As the match went to extra time and subsequently sudden death penalties there felt an almost inevitability as O'Neill walked from the centre circle to place the ball on the spot for his penalty kick. Whereas 4 days earlier he had been the nations hero, becoming the first man to take Scotland into a world cup final he unfortunately assumed a new, unwanted record once they got there. His unsuccessful attempt left him as the first man to miss 2 penalties in a World Cup final.
As the Saudi's celebrated their victory I remember thinking how unfair it all was, how could they go 2 goals up and lose?
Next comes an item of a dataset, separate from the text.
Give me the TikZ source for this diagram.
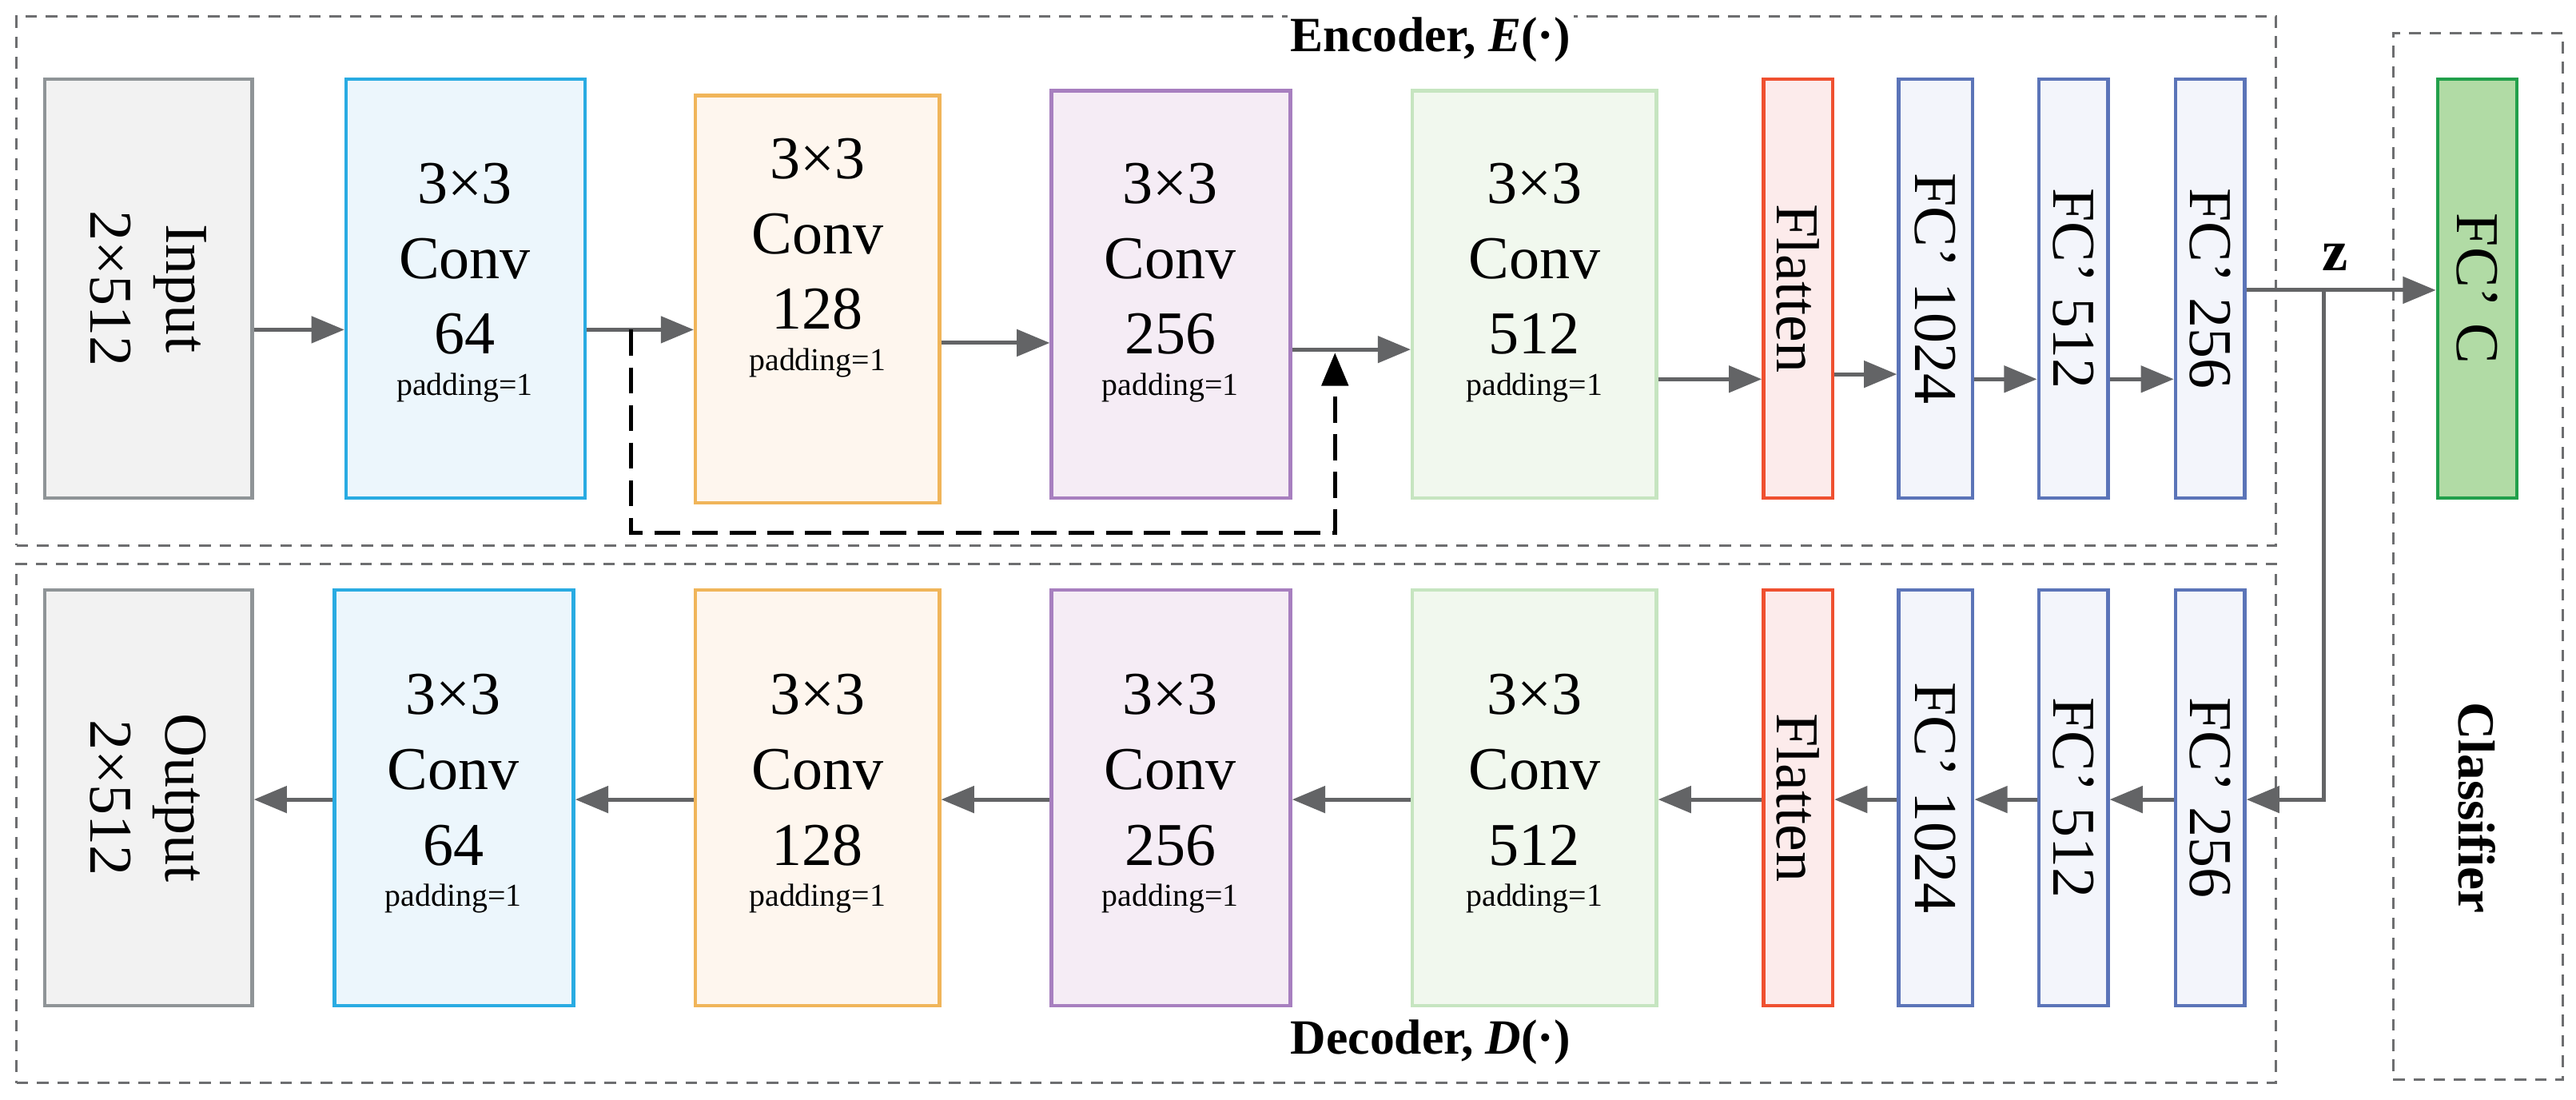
\documentclass[tikz,border=0pt]{standalone}
\usepackage{fontspec}
\setmainfont{Liberation Serif}
\usetikzlibrary{arrows.meta,calc,positioning}
\definecolor{ar}{HTML}{636466}
\definecolor{dg}{HTML}{6D6E70}
\definecolor{cBd}{RGB}{41,171,226}\definecolor{cBf}{RGB}{236,246,252}
\definecolor{cOd}{RGB}{240,181,90}\definecolor{cOf}{RGB}{254,246,238}
\definecolor{cPd}{RGB}{167,127,191}\definecolor{cPf}{RGB}{245,236,245}
\definecolor{cGd}{RGB}{198,229,192}\definecolor{cGf}{RGB}{241,248,238}
\definecolor{cRd}{RGB}{239,80,48}\definecolor{cRf}{RGB}{252,235,235}
\definecolor{cFd}{RGB}{91,116,184}\definecolor{cFf}{RGB}{243,245,251}
\definecolor{cCd}{RGB}{34,160,75}\definecolor{cCf}{RGB}{177,219,165}
\definecolor{gyd}{RGB}{143,148,151}\definecolor{gyf}{RGB}{242,242,242}
\tikzset{
 x=0.02cm,y=-0.02cm,
 blk/.style={draw,line width=1.2pt,inner sep=0pt},
 gr/.style={blk,draw=gyd,fill=gyf},
 cb/.style={blk,draw=cBd,fill=cBf},
 co/.style={blk,draw=cOd,fill=cOf},
 cp/.style={blk,draw=cPd,fill=cPf},
 cg/.style={blk,draw=cGd,fill=cGf},
 fl/.style={blk,draw=cRd,fill=cRf},
 fc/.style={blk,draw=cFd,fill=cFf},
 fcc/.style={blk,draw=cCd,fill=cCf},
 frame/.style={draw=dg,line width=0.8pt,dash pattern=on 4pt off 3pt,inner sep=0pt},
 big/.style={font=\fontsize{21}{26}\selectfont,align=center,inner sep=0pt},
 rot/.style={font=\fontsize{21}{26}\selectfont,align=center,inner sep=0pt,rotate=-90},
 small/.style={font=\fontsize{11}{13}\selectfont,inner sep=0pt},
 ttl/.style={font=\fontsize{17}{20}\selectfont\bfseries,inner sep=1pt},
 arr/.style={draw=ar,line width=1.4pt,-{Triangle[length=0.4cm,width=0.32cm]}},
}
\newcommand{\cbox}[6]{%
 \node[#2,minimum width={(#5-#3)*0.02cm},minimum height={(#6-#4)*0.02cm}] (#1) at ({(#3+#5)/2},{(#4+#6)/2}) {};}
\newcommand{\ctext}[4]{%
 \node[big] (#1a) at (#2,#3) {3×3\\Conv\\#4};
 \node[small,below=6pt of #1a] (#1b) {padding=1};}
\begin{document}
\begin{tikzpicture}
\useasboundingbox (0,0) rectangle (1563,667);
\node[frame,minimum width=27.42cm,minimum height=6.42cm] (enc) at (695.5,170.5) {};
\node[frame,minimum width=27.42cm,minimum height=6.3cm] (dec) at (695.5,499.5) {};
\node[frame,minimum width=2.06cm,minimum height=12.7cm] (cls) at (1503.5,337.5) {};
\node[ttl,fill=white] (enct) at (868,24) {Encoder, \textit{E}(·)};
\node[ttl,fill=white] (dect) at (868,632) {Decoder, \textit{D}(·)};
\node[ttl,font=\fontsize{18}{20}\selectfont\bfseries,rotate=-90] (clst) at (1503,490) {Classifier};
\cbox{in}{gr}{27}{48}{153}{302}
\node[rot] at (in) {Input\\2×512};
\cbox{e1}{cb}{210}{48}{355}{302}
\ctext{te1}{282}{157}{64}
\cbox{e2}{co}{422}{58}{570}{305}
\ctext{te2}{496}{142}{128}
\cbox{e3}{cp}{638}{55}{783}{302}
\ctext{te3}{710}{157}{256}
\cbox{e4}{cg}{857}{55}{1005}{302}
\ctext{te4}{931}{157}{512}
\cbox{ef}{fl}{1070}{48}{1112}{302}
\node[rot] at (ef) {Flatten};
\cbox{ea}{fc}{1152}{48}{1197}{302}
\node[rot] at (ea) {FC’ 1024};
\cbox{eb}{fc}{1237}{48}{1279}{302}
\node[rot] at (eb) {FC’ 512};
\cbox{ec}{fc}{1320}{48}{1362}{302}
\node[rot] at (ec) {FC’ 256};
\cbox{cc}{fcc}{1479}{48}{1527}{302}
\node[rot] at (cc) {FC’ C};
\cbox{out}{gr}{27}{358}{153}{610}
\node[rot] at (out) {Output\\2×512};
\cbox{d1}{cb}{203}{358}{348}{610}
\ctext{td1}{275}{467}{64}
\cbox{d2}{co}{422}{358}{570}{610}
\ctext{td2}{496}{467}{128}
\cbox{d3}{cp}{638}{358}{783}{610}
\ctext{td3}{710}{467}{256}
\cbox{d4}{cg}{857}{358}{1005}{610}
\ctext{td4}{931}{467}{512}
\cbox{df}{fl}{1070}{358}{1112}{610}
\node[rot] at (df) {Flatten};
\cbox{da}{fc}{1152}{358}{1197}{610}
\node[rot] at (da) {FC’ 1024};
\cbox{db}{fc}{1237}{358}{1279}{610}
\node[rot] at (db) {FC’ 512};
\cbox{dc}{fc}{1320}{358}{1362}{610}
\node[rot] at (dc) {FC’ 256};
\draw[arr] (in.east|-0,200) -- (e1.west|-0,200);
\draw[arr] (e1.east|-0,200) -- (e2.west|-0,200);
\draw[arr] (e2.east|-0,208) -- (e3.west|-0,208);
\draw[arr] (e3.east|-0,212) -- (e4.west|-0,212);
\draw[arr] (e4.east|-0,230) -- (ef.west|-0,230);
\draw[arr] (ef.east|-0,227) -- (ea.west|-0,227);
\draw[arr] (ea.east|-0,230) -- (eb.west|-0,230);
\draw[arr] (eb.east|-0,230) -- (ec.west|-0,230);
\coordinate (br) at (1410,176);
\draw[arr] (ec.east|-0,176) -- (cc.west|-0,176);
\node[ttl,font=\fontsize{20}{22}\selectfont\bfseries] (z) at (1417,156) {z};
\draw[arr] (br) -- (1410,485) -- (dc.east|-0,485);
\coordinate (s1) at (383,200);
\coordinate (s2) at (810,214);
\draw[line width=1.4pt,dash pattern=on 9pt off 4pt,-{Triangle[length=0.4cm,width=0.32cm]}] (s1) -- (383,323) -- (810,323) -- (s2);
\draw[arr] (dc.west|-0,485) -- (db.east|-0,485);
\draw[arr] (db.west|-0,485) -- (da.east|-0,485);
\draw[arr] (da.west|-0,485) -- (df.east|-0,485);
\draw[arr] (df.west|-0,485) -- (d4.east|-0,485);
\draw[arr] (d4.west|-0,485) -- (d3.east|-0,485);
\draw[arr] (d3.west|-0,485) -- (d2.east|-0,485);
\draw[arr] (d2.west|-0,485) -- (d1.east|-0,485);
\draw[arr] (d1.west|-0,485) -- (out.east|-0,485);
\end{tikzpicture}
\end{document}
How could O'Neill miss 2 penalties in the space of 40 minutes? I sulked for days. If the same circumstances around the game had happened today then I probably would have been preparing for the worst at half time. Years of "what if's" and "if only's" have led me to realise that as a member of the Tartan Army you should take nothing for granted., that every silver lining has a cloud. As an 11-year-old though, naive to the harshness the game can produce, I was crest fallen.
Looking back the saddest thing about that summer wasn't the penalty shootout defeat, nor the fact Scotland threw away a 2 goal lead. It's the fact that from a team of boys who so nearly ruled the world, so few of them made the grade. As I played football with my friends that summer we pretended we were Scott Marshall the young Arsenal forward or his Highbury team-mate, goalkeeper James Will who was voted player of the tournament. I was certain that it wouldn't be long before our captain at the time Kevin Bain would be leading Scotland to victories at full tournaments.
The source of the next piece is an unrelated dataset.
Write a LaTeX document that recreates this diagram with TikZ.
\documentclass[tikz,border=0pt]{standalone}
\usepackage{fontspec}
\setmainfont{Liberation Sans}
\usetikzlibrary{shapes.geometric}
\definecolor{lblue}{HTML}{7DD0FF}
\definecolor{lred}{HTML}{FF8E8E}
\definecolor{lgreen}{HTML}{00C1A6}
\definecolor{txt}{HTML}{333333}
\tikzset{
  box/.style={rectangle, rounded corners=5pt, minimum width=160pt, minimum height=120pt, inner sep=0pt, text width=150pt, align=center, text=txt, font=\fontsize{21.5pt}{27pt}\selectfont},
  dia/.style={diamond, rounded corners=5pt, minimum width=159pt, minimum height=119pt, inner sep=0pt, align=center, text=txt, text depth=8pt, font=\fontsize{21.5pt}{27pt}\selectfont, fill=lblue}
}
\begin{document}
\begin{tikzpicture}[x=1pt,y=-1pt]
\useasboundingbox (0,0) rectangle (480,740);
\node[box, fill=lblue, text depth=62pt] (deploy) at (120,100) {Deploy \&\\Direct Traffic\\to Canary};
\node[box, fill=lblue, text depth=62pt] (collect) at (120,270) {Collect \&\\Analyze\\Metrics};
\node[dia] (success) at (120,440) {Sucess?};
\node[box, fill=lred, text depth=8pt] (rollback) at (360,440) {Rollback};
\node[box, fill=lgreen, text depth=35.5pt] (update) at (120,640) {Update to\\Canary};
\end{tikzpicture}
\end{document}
Regretfully it was never going to be that simple, and from the squad only 3 players went on to gain full international honours with Paul Dickov and Brian O'Neill being the pick of the bunch. For the majority of them, that summer would be the highlight of their careers with many of them drifting away from the game all together. They may just have come up short in lifting the trophy but for a few short weeks their performances and achievements gave the country a football team they could be proud of, and that, more than anything else, is all a Scotland fan hopes for.